### [SHORT EXERCISE]
Take the lines from the beginning of the material through the line containing "const scaleLabels = ['1.0E-07" and retype them exactly, leaving the pictures out.

### [SUPPLIED INFORMATION]
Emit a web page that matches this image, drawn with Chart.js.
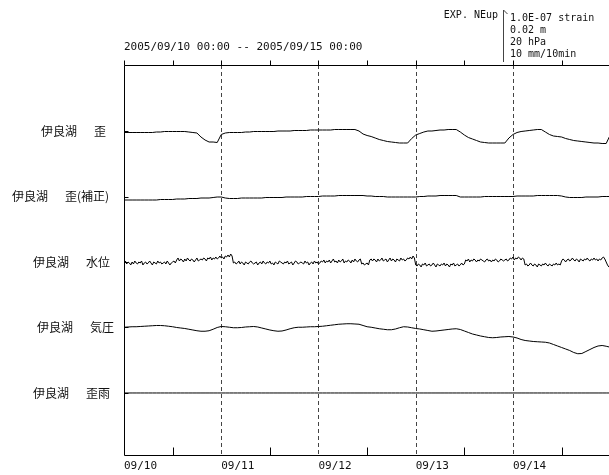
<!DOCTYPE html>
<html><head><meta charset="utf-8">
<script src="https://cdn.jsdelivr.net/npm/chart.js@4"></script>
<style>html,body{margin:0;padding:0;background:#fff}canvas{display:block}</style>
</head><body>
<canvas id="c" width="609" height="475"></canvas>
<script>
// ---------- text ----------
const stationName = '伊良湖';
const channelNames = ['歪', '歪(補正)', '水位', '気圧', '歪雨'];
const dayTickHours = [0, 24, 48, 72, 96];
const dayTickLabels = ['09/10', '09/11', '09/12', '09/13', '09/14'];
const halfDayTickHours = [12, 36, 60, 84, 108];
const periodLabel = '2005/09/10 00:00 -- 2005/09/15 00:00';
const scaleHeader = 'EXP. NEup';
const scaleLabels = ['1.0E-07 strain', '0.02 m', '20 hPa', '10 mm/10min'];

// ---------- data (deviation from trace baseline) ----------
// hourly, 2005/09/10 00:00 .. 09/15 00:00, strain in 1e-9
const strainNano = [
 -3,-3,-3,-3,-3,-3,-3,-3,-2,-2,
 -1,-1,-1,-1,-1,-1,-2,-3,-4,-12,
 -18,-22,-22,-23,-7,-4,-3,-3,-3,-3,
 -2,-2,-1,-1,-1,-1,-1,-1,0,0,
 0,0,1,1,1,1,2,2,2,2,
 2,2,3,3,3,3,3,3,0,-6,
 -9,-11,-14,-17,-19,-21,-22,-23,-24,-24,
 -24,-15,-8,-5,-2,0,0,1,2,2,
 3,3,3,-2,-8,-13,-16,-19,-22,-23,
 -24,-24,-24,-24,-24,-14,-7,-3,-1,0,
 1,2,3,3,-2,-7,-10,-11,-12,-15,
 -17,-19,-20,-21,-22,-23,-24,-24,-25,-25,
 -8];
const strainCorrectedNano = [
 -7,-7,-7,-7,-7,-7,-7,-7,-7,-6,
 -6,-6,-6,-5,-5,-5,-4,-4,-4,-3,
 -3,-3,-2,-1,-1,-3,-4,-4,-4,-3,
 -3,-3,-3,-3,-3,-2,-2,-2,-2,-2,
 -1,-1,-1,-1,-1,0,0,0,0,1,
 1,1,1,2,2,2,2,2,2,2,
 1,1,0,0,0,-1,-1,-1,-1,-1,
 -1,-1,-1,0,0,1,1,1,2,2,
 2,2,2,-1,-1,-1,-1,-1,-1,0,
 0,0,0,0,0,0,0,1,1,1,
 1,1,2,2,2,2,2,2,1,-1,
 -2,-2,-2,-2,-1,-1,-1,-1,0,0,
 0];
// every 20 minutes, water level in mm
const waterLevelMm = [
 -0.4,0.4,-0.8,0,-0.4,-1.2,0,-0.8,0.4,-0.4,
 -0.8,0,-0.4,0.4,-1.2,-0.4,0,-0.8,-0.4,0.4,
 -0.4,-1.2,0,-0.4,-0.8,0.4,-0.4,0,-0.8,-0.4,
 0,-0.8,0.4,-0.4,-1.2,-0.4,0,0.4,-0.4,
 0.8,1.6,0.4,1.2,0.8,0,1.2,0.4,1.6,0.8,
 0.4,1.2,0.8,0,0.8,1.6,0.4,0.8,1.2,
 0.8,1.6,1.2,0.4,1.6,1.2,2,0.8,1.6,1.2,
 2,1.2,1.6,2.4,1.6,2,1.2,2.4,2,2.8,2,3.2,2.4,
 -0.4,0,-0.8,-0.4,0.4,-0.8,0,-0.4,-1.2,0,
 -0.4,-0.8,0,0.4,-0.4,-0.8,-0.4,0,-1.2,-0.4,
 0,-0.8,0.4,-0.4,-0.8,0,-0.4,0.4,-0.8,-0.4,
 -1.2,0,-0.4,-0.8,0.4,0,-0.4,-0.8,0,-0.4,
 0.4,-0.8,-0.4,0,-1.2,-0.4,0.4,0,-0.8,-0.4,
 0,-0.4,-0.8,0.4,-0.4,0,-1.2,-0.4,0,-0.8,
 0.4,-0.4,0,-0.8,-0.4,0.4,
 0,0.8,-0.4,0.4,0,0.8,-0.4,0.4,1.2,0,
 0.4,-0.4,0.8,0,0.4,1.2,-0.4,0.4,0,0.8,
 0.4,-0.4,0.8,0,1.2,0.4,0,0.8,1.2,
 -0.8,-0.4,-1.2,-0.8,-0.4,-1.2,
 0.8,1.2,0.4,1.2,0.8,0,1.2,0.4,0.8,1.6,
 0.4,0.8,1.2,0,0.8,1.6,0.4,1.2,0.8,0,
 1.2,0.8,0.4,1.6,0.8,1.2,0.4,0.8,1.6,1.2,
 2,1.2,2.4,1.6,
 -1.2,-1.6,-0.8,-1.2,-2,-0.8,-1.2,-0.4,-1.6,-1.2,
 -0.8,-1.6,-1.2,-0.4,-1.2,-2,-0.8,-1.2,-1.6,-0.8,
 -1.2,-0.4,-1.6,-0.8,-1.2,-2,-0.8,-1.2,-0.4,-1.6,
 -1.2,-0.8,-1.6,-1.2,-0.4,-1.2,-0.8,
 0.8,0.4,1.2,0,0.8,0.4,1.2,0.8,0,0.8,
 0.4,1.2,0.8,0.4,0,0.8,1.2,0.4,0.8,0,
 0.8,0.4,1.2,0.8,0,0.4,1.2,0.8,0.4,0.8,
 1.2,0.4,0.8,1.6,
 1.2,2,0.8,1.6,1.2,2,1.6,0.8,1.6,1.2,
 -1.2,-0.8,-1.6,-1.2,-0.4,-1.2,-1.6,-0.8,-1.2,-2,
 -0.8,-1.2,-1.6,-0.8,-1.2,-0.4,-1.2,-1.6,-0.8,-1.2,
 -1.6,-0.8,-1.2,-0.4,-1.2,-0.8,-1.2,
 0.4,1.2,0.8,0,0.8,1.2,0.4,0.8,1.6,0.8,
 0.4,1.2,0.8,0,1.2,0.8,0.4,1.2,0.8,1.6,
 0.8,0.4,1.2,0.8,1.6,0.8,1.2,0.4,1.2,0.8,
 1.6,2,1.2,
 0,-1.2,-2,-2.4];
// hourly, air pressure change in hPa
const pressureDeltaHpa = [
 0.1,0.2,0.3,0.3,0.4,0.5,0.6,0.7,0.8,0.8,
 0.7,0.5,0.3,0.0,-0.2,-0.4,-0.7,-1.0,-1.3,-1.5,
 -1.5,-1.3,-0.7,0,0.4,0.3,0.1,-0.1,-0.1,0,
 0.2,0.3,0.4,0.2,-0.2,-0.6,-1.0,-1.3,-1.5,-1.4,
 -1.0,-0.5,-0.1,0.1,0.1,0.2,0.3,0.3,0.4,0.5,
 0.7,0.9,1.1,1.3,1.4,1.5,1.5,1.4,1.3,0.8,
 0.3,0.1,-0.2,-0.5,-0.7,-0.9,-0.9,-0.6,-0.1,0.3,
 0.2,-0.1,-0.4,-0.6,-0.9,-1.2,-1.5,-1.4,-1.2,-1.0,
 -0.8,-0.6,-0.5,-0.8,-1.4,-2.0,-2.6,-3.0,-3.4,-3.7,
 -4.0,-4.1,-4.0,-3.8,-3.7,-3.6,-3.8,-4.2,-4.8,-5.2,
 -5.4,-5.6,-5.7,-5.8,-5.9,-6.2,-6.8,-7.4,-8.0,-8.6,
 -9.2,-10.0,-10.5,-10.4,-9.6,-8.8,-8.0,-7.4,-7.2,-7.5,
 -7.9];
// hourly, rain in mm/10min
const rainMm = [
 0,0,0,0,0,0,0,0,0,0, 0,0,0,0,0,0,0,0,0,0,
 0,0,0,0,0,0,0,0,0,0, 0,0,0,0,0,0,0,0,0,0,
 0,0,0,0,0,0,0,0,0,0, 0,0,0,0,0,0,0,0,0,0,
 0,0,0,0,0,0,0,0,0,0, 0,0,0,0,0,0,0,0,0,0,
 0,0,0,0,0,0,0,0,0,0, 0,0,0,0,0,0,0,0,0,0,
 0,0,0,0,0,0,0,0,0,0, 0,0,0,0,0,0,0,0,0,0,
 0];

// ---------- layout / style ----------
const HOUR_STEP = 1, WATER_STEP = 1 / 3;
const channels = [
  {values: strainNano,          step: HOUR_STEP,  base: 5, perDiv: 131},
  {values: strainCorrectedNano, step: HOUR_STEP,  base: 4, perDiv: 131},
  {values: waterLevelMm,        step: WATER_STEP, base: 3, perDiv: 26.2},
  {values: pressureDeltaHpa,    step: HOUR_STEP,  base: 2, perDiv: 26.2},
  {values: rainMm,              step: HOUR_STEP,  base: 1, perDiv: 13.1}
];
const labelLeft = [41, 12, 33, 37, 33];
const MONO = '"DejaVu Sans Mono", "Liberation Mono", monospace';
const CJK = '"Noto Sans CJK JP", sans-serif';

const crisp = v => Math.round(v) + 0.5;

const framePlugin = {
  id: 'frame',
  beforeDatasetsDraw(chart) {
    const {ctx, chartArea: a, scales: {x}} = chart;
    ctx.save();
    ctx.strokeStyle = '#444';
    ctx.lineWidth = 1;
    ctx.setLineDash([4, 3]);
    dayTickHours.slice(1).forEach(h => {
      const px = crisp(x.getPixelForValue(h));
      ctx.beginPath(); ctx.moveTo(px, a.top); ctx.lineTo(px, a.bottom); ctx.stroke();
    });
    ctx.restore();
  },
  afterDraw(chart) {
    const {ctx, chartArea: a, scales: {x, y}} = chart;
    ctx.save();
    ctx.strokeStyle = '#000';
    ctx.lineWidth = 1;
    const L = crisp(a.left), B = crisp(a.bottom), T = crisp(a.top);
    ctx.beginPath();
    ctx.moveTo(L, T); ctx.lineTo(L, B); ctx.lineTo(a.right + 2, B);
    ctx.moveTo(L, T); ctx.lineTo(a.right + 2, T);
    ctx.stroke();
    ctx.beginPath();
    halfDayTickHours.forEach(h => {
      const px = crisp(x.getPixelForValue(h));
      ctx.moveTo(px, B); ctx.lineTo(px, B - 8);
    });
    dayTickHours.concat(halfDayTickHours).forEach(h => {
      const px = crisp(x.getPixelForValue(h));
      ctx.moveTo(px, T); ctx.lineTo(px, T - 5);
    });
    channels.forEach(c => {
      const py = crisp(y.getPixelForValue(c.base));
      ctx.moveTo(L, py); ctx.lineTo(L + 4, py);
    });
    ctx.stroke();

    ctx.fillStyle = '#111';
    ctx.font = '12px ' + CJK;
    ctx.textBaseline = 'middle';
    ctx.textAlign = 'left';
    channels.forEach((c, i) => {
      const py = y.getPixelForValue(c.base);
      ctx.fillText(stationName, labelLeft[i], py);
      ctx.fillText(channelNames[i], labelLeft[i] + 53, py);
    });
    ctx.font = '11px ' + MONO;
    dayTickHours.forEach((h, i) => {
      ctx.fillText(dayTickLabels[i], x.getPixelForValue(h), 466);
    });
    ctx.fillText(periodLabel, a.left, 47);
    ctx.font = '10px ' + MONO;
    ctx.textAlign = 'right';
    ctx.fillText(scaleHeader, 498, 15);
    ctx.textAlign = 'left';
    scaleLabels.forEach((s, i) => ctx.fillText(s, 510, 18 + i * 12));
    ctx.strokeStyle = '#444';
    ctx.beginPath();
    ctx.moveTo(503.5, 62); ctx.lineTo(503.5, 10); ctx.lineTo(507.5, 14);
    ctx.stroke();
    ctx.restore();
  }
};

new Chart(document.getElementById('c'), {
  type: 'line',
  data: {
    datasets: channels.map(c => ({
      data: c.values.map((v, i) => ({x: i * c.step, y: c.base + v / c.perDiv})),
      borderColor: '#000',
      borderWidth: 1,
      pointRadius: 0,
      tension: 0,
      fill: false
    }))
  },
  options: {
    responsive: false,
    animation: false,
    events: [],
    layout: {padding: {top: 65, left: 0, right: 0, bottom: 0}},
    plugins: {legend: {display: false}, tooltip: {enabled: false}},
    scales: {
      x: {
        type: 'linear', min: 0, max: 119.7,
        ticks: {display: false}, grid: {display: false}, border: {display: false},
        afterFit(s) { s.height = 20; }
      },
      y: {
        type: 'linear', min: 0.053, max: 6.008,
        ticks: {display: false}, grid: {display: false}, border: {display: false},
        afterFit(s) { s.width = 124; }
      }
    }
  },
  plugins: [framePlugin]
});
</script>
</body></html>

### [TASK OUTPUT]
Emit a web page that matches this image, drawn with Chart.js.
<!DOCTYPE html>
<html><head><meta charset="utf-8">
<script src="https://cdn.jsdelivr.net/npm/chart.js@4"></script>
<style>html,body{margin:0;padding:0;background:#fff}canvas{display:block}</style>
</head><body>
<canvas id="c" width="609" height="475"></canvas>
<script>
// ---------- text ----------
const stationName = '伊良湖';
const channelNames = ['歪', '歪(補正)', '水位', '気圧', '歪雨'];
const dayTickHours = [0, 24, 48, 72, 96];
const dayTickLabels = ['09/10', '09/11', '09/12', '09/13', '09/14'];
const halfDayTickHours = [12, 36, 60, 84, 108];
const periodLabel = '2005/09/10 00:00 -- 2005/09/15 00:00';
const scaleHeader = 'EXP. NEup';
const scaleLabels = ['1.0E-07 strain', '0.02 m', '20 hPa', '10 mm/10min'];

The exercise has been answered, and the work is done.